Juntamente com a expansão numérica, ocorre uma revolução científico-tecnológica que permite que as corporações transnacionais imperialistas organizem a produção de uma maneira nova. Um grande número dos avanços nas forças de produção — a computação, os cabos de fibra óptica, os satélites, excelentes meios de transportes, a automatização da tecnologia portuária, a tecnologia da Internet, o software usado para controlar e monitorizar a produção global, etc. — criou uma nova divisão de trabalho internacional que está a afetar a luta de classes e requer novas estratégias e tácticas. Representa uma evolução significativa do capitalismo.



Uma descrição formal desta reestruturação, escrita do ponto de vista capitalista, é fornecida numa seção do livro de Thomas Friedman, The World is Flat (O Mundo é Plano). Friedman não é um dos mais astutos economistas do capitalismo, mas é além de colunista do New York Times, escritor e um milionário entusiasta do capitalismo, que se sente estimulado pelas perspetivas daquilo a que chama a nova era da Globalização 3.0. Ele é conhecido por muitos pela sua célebre frase em defesa do golpe militar imperialista na Iugoslávia, quando escreveu, em a Abril de 1999: “vocês não podem ter McDonalds [rede de refeição rápida] sem ter McDonnell Douglas [que produz bombardeiros]”, para justificar a militarização e as guerras de agressão.



Friedman visitou o centro de gerenciamento da Dell, em Austin, Texas, para fazer pesquisas antes de escrever seu livro a respeito do processo de produção utilizado pela Dell Computadores. Na época, a Dell vendia cerca de 140 a 150 mil computadores por dia.
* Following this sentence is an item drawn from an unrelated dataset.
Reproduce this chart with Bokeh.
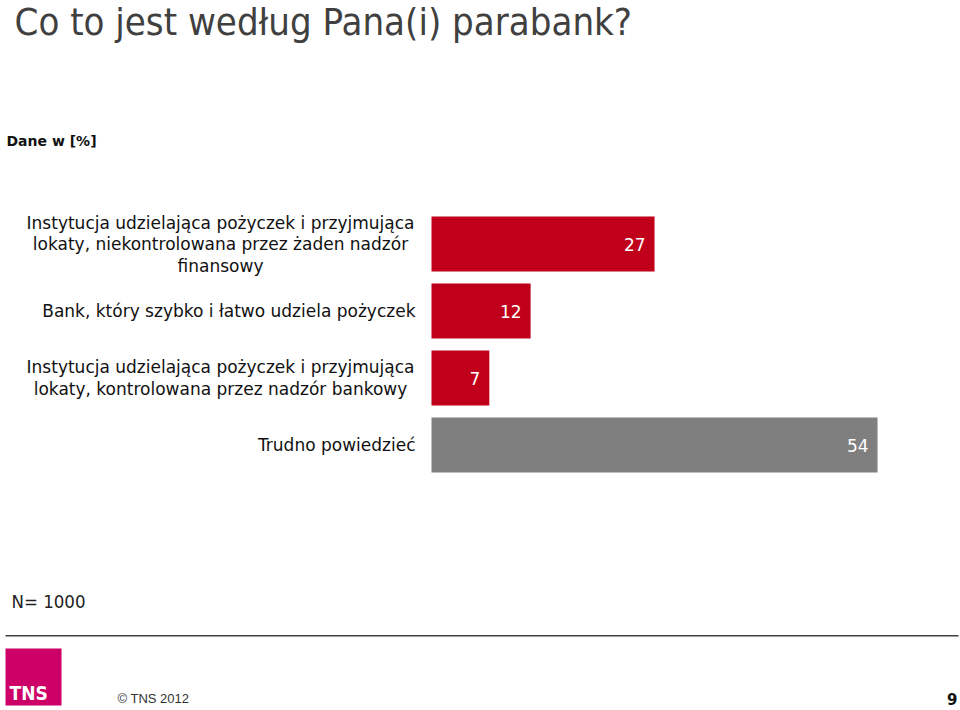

Ele chegou à conclusão que:



Esta empresa possui seis fábricas de montagem: no Brasil, na China, na Irlanda, em Nashville, no Tennessee, em Austin, no Texas e na Malásia. A fábrica de montagem de Penang, na Malásia, compra os seus componentes na região. Compra os processadores Intel em empresas instaladas nas Filipinas, na Costa Rica, na Malásia ou na China. A memória é comprada, em Taiwan, na Coreia do Sul ou na Alemanha, entre outros países. Os cartões gráficos são fabricados em Taiwan, na China ou noutros países. A placa–mãe pode vir de uma fábrica coreana implantada em Xangai. O disco rígido é fabricado, por exemplo, na Indonésia ou na Malásia. O modem, a bateria, o LCD (tela de cristal líquido), o cabo de alimentação, o pente de memória, a pasta para transportar, etc., podem ser adquiridos num dos numerosos fornecedores da região, como a Tailândia, a Indonésia ou Singapura.
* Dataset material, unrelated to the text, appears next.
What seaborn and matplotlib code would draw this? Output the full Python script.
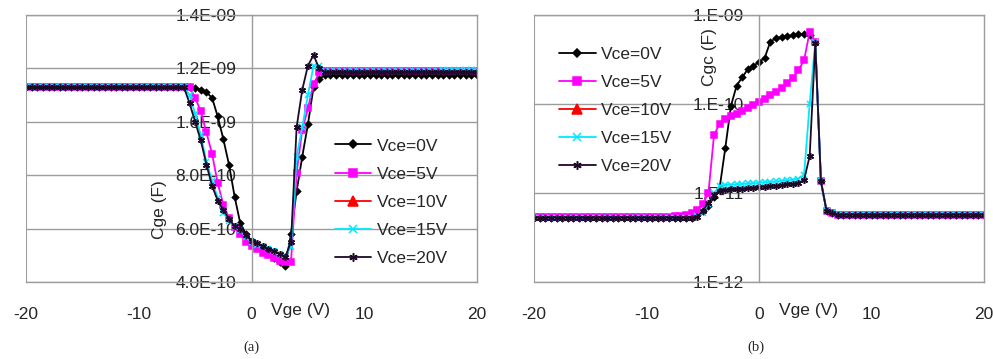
import matplotlib.pyplot as plt
import numpy as np
import pandas as pd
import seaborn as sns

# gate sweep, V
vge = np.arange(-20, 20.5, 0.5)

# (a) Cge, in units of 1e-10 F
cge_0v = [
    11.3, 11.3, 11.3, 11.3, 11.3, 11.3, 11.3, 11.3, 11.3, 11.3,
    11.3, 11.3, 11.3, 11.3, 11.3, 11.3, 11.3, 11.3, 11.3, 11.3,
    11.3, 11.3, 11.3, 11.3, 11.3, 11.3, 11.3, 11.3, 11.3, 11.3,
    11.25, 11.2, 11.1, 10.9, 10.2, 9.35, 8.4, 7.2, 6.2, 5.8,
    5.55, 5.4, 5.25, 5.1, 4.9, 4.75, 4.6, 5.8, 7.4, 8.7,
    9.9, 11.3, 11.6, 11.75, 11.75, 11.75, 11.75, 11.75, 11.75, 11.75,
    11.75, 11.75, 11.75, 11.75, 11.75, 11.75, 11.75, 11.75, 11.75, 11.75,
    11.75, 11.75, 11.75, 11.75, 11.75, 11.75, 11.75, 11.75, 11.75, 11.75,
    11.75,
]
cge_5v = [
    11.3, 11.3, 11.3, 11.3, 11.3, 11.3, 11.3, 11.3, 11.3, 11.3,
    11.3, 11.3, 11.3, 11.3, 11.3, 11.3, 11.3, 11.3, 11.3, 11.3,
    11.3, 11.3, 11.3, 11.3, 11.3, 11.3, 11.3, 11.3, 11.3, 11.3,
    10.9, 10.4, 9.6, 8.8, 7.7, 6.9, 6.4, 6.05, 5.8, 5.5,
    5.35, 5.25, 5.1, 5.0, 4.9, 4.8, 4.75, 4.75, 8.1, 9.7,
    10.5, 11.4, 11.85, 11.9, 11.9, 11.9, 11.9, 11.9, 11.9, 11.9,
    11.9, 11.9, 11.9, 11.9, 11.9, 11.9, 11.9, 11.9, 11.9, 11.9,
    11.9, 11.9, 11.9, 11.9, 11.9, 11.9, 11.9, 11.9, 11.9, 11.9,
    11.9,
]
cge_10v = []  # the red 10 V trace does not show in the figure, legend only
cge_15v = [
    11.3, 11.3, 11.3, 11.3, 11.3, 11.3, 11.3, 11.3, 11.3, 11.3,
    11.3, 11.3, 11.3, 11.3, 11.3, 11.3, 11.3, 11.3, 11.3, 11.3,
    11.3, 11.3, 11.3, 11.3, 11.3, 11.3, 11.3, 11.3, 11.3, 11.0,
    10.3, 9.5, 8.5, 7.8, 7.15, 6.6, 6.3, 6.1, 5.95, 5.7,
    5.5, 5.4, 5.35, 5.25, 5.15, 5.05, 5.0, 5.3, 8.7, 9.8,
    11.0, 12.1, 12.1, 11.9, 11.9, 11.9, 11.9, 11.9, 11.9, 11.9,
    11.9, 11.9, 11.9, 11.9, 11.9, 11.9, 11.9, 11.9, 11.9, 11.9,
    11.9, 11.9, 11.9, 11.9, 11.95, 11.95, 11.95, 11.95, 11.95, 11.95,
    11.95,
]
cge_20v = [
    11.3, 11.3, 11.3, 11.3, 11.3, 11.3, 11.3, 11.3, 11.3, 11.3,
    11.3, 11.3, 11.3, 11.3, 11.3, 11.3, 11.3, 11.3, 11.3, 11.3,
    11.3, 11.3, 11.3, 11.3, 11.3, 11.3, 11.3, 11.3, 11.3, 10.7,
    10.0, 9.3, 8.4, 7.6, 7.05, 6.7, 6.35, 6.1, 6.0, 5.75,
    5.55, 5.45, 5.35, 5.25, 5.15, 5.05, 4.95, 5.5, 9.8, 11.2,
    12.1, 12.5, 12.0, 11.85, 11.85, 11.85, 11.85, 11.85, 11.85, 11.85,
    11.85, 11.85, 11.85, 11.85, 11.85, 11.85, 11.85, 11.85, 11.85, 11.85,
    11.85, 11.85, 11.85, 11.85, 11.85, 11.85, 11.85, 11.85, 11.85, 11.85,
    11.85,
]

# (b) Cgc, in pF
cgc_0v = [
    5.3, 5.3, 5.3, 5.3, 5.3, 5.3, 5.3, 5.3, 5.3, 5.3,
    5.3, 5.3, 5.3, 5.3, 5.3, 5.3, 5.3, 5.3, 5.3, 5.3,
    5.3, 5.3, 5.3, 5.3, 5.3, 5.3, 5.3, 5.3, 5.3, 5.6,
    6.2, 7.2, 9.0, 11.5, 32, 95, 160, 200, 245, 270,
    295, 330, 500, 550, 565, 580, 595, 605, 615, 600,
    480, 13.5, 6.3, 5.9, 5.7, 5.7, 5.7, 5.7, 5.7, 5.7,
    5.7, 5.7, 5.7, 5.7, 5.7, 5.7, 5.7, 5.7, 5.7, 5.7,
    5.7, 5.7, 5.7, 5.7, 5.7, 5.7, 5.7, 5.7, 5.7, 5.7,
    5.7,
]
cgc_5v = [
    5.4, 5.4, 5.4, 5.4, 5.4, 5.4, 5.4, 5.4, 5.4, 5.4,
    5.4, 5.4, 5.4, 5.4, 5.4, 5.4, 5.4, 5.4, 5.4, 5.4,
    5.4, 5.4, 5.4, 5.4, 5.4, 5.5, 5.5, 5.6, 5.9, 6.4,
    7.5, 10, 45, 60, 68, 74, 78, 84, 90, 97,
    105, 114, 125, 137, 150, 170, 195, 240, 310, 650,
    500, 13.5, 6.3, 5.9, 5.7, 5.7, 5.7, 5.7, 5.7, 5.7,
    5.7, 5.7, 5.7, 5.7, 5.7, 5.7, 5.7, 5.7, 5.7, 5.7,
    5.7, 5.7, 5.7, 5.7, 5.7, 5.7, 5.7, 5.7, 5.7, 5.7,
    5.7,
]
cgc_10v = []  # not visible in the figure either
cgc_15v = [
    5.3, 5.3, 5.3, 5.3, 5.3, 5.3, 5.3, 5.3, 5.3, 5.3,
    5.3, 5.3, 5.3, 5.3, 5.3, 5.3, 5.3, 5.3, 5.3, 5.3,
    5.3, 5.3, 5.3, 5.3, 5.3, 5.3, 5.3, 5.3, 5.3, 5.5,
    6.0, 7.5, 10, 12, 12.3, 12.4, 12.5, 12.6, 12.8, 12.9,
    13.0, 13.2, 13.3, 13.5, 13.7, 13.9, 14.1, 14.5, 16, 100,
    500, 13.5, 6.3, 5.9, 5.7, 5.7, 5.7, 5.7, 5.7, 5.7,
    5.7, 5.7, 5.7, 5.7, 5.7, 5.7, 5.7, 5.7, 5.7, 5.7,
    5.7, 5.7, 5.7, 5.7, 5.7, 5.7, 5.7, 5.7, 5.7, 5.7,
    5.7,
]
cgc_20v = [
    5.3, 5.3, 5.3, 5.3, 5.3, 5.3, 5.3, 5.3, 5.3, 5.3,
    5.3, 5.3, 5.3, 5.3, 5.3, 5.3, 5.3, 5.3, 5.3, 5.3,
    5.3, 5.3, 5.3, 5.3, 5.3, 5.3, 5.3, 5.3, 5.3, 5.4,
    6.3, 7.8, 9.5, 10.5, 10.8, 11.0, 11.1, 11.2, 11.4, 11.5,
    11.6, 11.8, 11.9, 12.1, 12.3, 12.5, 12.7, 13.0, 14, 26,
    480, 13.5, 6.3, 5.9, 5.7, 5.7, 5.7, 5.7, 5.7, 5.7,
    5.7, 5.7, 5.7, 5.7, 5.7, 5.7, 5.7, 5.7, 5.7, 5.7,
    5.7, 5.7, 5.7, 5.7, 5.7, 5.7, 5.7, 5.7, 5.7, 5.7,
    5.7,
]

labels = ["Vce=0V", "Vce=5V", "Vce=10V", "Vce=15V", "Vce=20V"]
colors = ["#000000", "#ff00ff", "#ff0000", "#00e8ff", "#1e0a28"]
markers = ["D", "s", "^", "x", (6, 2, 0)]
msizes = [3.2, 4.5, 6, 4.5, 5]

cge_ticks = [4e-10, 6e-10, 8e-10, 10e-10, 12e-10, 14e-10]
cge_ticklabels = ["4.0E-10", "6.0E-10", "8.0E-10", "1.0E-09", "1.2E-09", "1.4E-09"]
cgc_ticks = [1e-12, 1e-11, 1e-10, 1e-9]
cgc_ticklabels = ["1.E-12", "1.E-11", "1.E-10", "1.E-09"]
x_ticks = [-20, -10, 0, 10, 20]

sns.set_style("white")
plt.rcParams["font.family"] = ["Liberation Sans", "DejaVu Sans"]
gray = "#9c9c9c"

fig = plt.figure(figsize=(9.93, 3.59), dpi=100)
ax1 = fig.add_axes([0.0262, 0.2145, 0.4542, 0.7437])
ax2 = fig.add_axes([0.5378, 0.2145, 0.4532, 0.7437])

def draw(ax, series, scale):
    for vals, lab, c, m, ms in zip(series, labels, colors, markers, msizes):
        kw = dict(color=c, marker=m, markersize=ms, markeredgecolor=c,
                  markeredgewidth=1.1, linewidth=1.3, label=lab)
        if len(vals) == 0:
            ax.plot([], [], **kw)
        else:
            sns.lineplot(x=vge, y=np.array(vals) * scale, ax=ax, **kw)

def frame(ax):
    ax.set_axisbelow(True)
    for s in ax.spines.values():
        s.set_color(gray)
        s.set_linewidth(1)
    ax.spines["left"].set_position(("data", 0))
    ax.axvline(-20, color=gray, lw=1.5)
    ax.set_xlim(-20, 20)
    ax.set_xticks(x_ticks)
    ax.set_xticklabels([str(v) for v in x_ticks])
    ax.tick_params(axis="x", direction="in", length=4, color=gray, pad=18, labelsize=12.5)
    ax.tick_params(axis="y", length=0, pad=11, labelsize=12.5)
    ax.grid(axis="y", color=gray, lw=1)
    ax.grid(axis="x", visible=False)
    ax.set_xlabel("")
    ax.set_ylabel("")

def legend(ax, anchor):
    ax.legend(loc="upper left", bbox_to_anchor=anchor, frameon=False, fontsize=12.5,
              handlelength=2.1, handletextpad=0.3, labelspacing=0.75, borderpad=0,
              borderaxespad=0, markerscale=1.2)

draw(ax1, [cge_0v, cge_5v, cge_10v, cge_15v, cge_20v], 1e-10)
frame(ax1)
ax1.set_ylim(4e-10, 14e-10)
ax1.set_yticks(cge_ticks)
ax1.set_yticklabels(cge_ticklabels)
ax1.text(0.609, -0.105, "Vge (V)", transform=ax1.transAxes, ha="center", va="center", fontsize=12.5)
ax1.text(0.297, 0.27, "Cge (F)", transform=ax1.transAxes, ha="center", va="center",
         rotation=90, fontsize=12.5)
legend(ax1, (0.685, 0.538))

draw(ax2, [cgc_0v, cgc_5v, cgc_10v, cgc_15v, cgc_20v], 1e-12)
frame(ax2)
ax2.set_yscale("log")
ax2.set_ylim(1e-12, 1e-9)
ax2.set_yticks(cgc_ticks)
ax2.set_yticklabels(cgc_ticklabels)
ax2.yaxis.set_minor_locator(plt.NullLocator())
ax2.text(0.61, -0.105, "Vge (V)", transform=ax2.transAxes, ha="center", va="center", fontsize=12.5)
ax2.text(0.39, 0.844, "Cgc (F)", transform=ax2.transAxes, ha="center", va="center",
         rotation=90, fontsize=12.5)
legend(ax2, (0.056, 0.882))

fig.text(251 / 993, 1 - 347 / 359, "(a)", family="Liberation Serif", fontsize=10.5,
         ha="center", va="center")
fig.text(756 / 993, 1 - 347 / 359, "(b)", family="Liberation Serif", fontsize=10.5,
         ha="center", va="center")

fig.savefig("out.png", dpi=100)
Cada componente, incluindo o modem, a bateria, o monitor, o cabo de força, o pente de memória, a maleta acondicionadora, etc., pode ser fabricado em qualquer dos vários fornecedores em toda a região. A Dell possui uma rede de fornecedores concorrentes entre si, de forma a ter sempre disponíveis as peças de que necessita, mesmo levando-se em conta que esses fornecedores devem manter um estoque razoável para que os negócios da Dell continuem a prosperar.
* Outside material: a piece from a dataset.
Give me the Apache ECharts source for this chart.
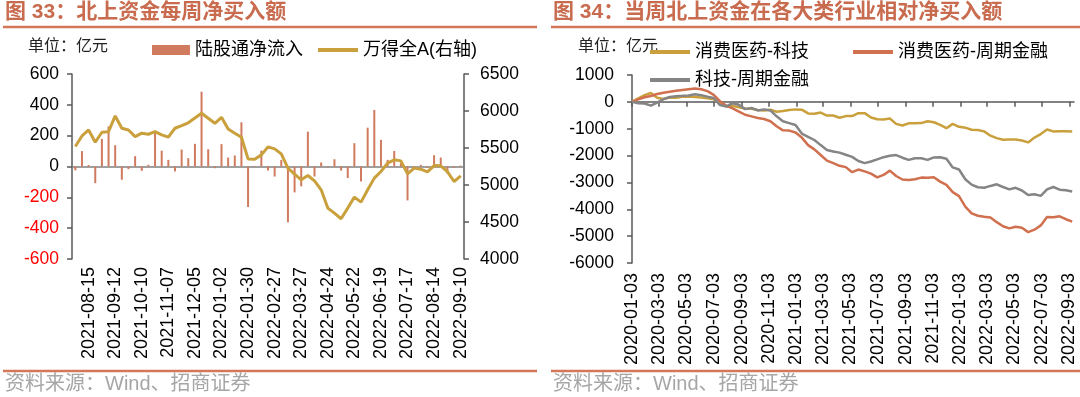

Friedman relata como as peças são escolhidas, aparafusadas e encaixadas, os softwares são instalados, os computadores encaixotados e codificados, acondicionados em paletas especiais para o transporte e colocados num avião Dell 747, fretado todas as noites, com mais 25.000 notebooks, com um peso total de mais de 100 toneladas. A aterrissagem é feita no aeroporto da Dell, em Nashville, no dia seguinte, onde o material é colocado numa caixa maior e enviado pela United Parcel Service para a empresa central, em Bethesda. Sob circunstâncias ótimas, decorrem quatro dias entre o pedido feito por telefone e a entrega.



A “cadeia de fornecedores” deste computador, incluindo fornecedores e subfornecedores, abrange aproximadamente 400 companhias na América do Norte, na Europa e principalmente na Ásia. São aproximadamente trinta fornecedores principais.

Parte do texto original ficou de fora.